Have you ever known someone who absolutely killed themselves in the gym, but never seemed to lose any weight? Have you been that person yourself?
It’s more common than you might think, and when it happens, it can be very frustrating and demoralizing for people who are trying to lose weight. Some people who experience this problem may conclude that exercise is pointless and they’re just genetically doomed to be fat.
Fortunately, this is not the case. New research shows that exercise on its own is often not enough to lose weight. It turns out that hitting the gym is much more effective when it’s complemented by a healthy diet. In fact, changing what you eat may be far more effective than the treadmill when it comes to shedding unwanted pounds.
It’s long been conventional wisdom for doctors and nutritionists alike that a sedentary lifestyle—that is, not getting enough exercise—is the primary cause of obesity.
While there’s some truth to this, more recent scientific findings indicate that obesity has a whole lot more to do with what we put into our bodies than what we do (or don’t do) with them.
A study conducted by researchers at Loyola University of Chicago’s Stritch School of Medicine was performed to determine what the relationship was between levels of physical activity and weight gain.
Participants in the study included over 1,900 adults living in the United States, Jamaica, the Seychelles, Ghana and South Africa. At the start of the two-year study, the participants were asked to wear a special tracking device on their bodies for one week. This device monitored the amount of time they spent exercising. The purpose of doing this was to determine if these adults met the US Surgeon General’s physical activity recommendations, which call for a minimum of two and a half hours of moderate exercise per week.
The height, weight and body fat percentage of each participant was measured and recorded at the beginning of the study. Follow-up measurements were taken one year later, and a third time one year after that.
The purpose of all this was to determine whether or not the individuals who met the surgeon general’s guidelines for exercise experienced a greater amount of weight loss versus the ones who didn’t. The results were quite surprising.
It turned out that contrary to what most people would expect, the people who met the exercise guidelines were more likely to have gained weight than the ones who didn’t. What’s going on here?

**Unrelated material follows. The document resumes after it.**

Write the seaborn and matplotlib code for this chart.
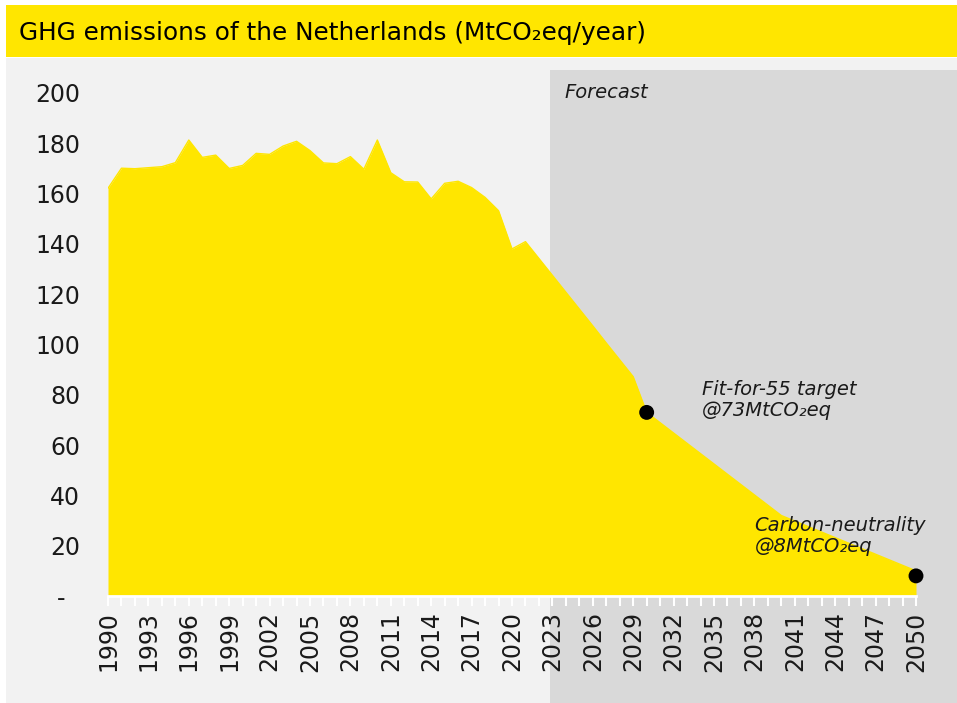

It turns out that diet plays a bigger role in cutting unwanted pounds than exercise. If an obese person is hitting the gym, but still eating tons of surgery snacks and fast food, that person will have a harder time losing weight than an obese person who doesn’t exercise, but instead adopts a diet that cuts out those unhealthy items.
This isn’t to say that exercise is a waste of time—not at all! Even if isn’t as effective for weight loss as eating clean, exercise still helps build muscle mass and strength, improves cardiovascular health, lowers blood pressure (cardio exercise specifically) and improves physical endurance. The endorphin rush that comes from a good workout can also fend off depression and help people feel more optimistic, happy and confident.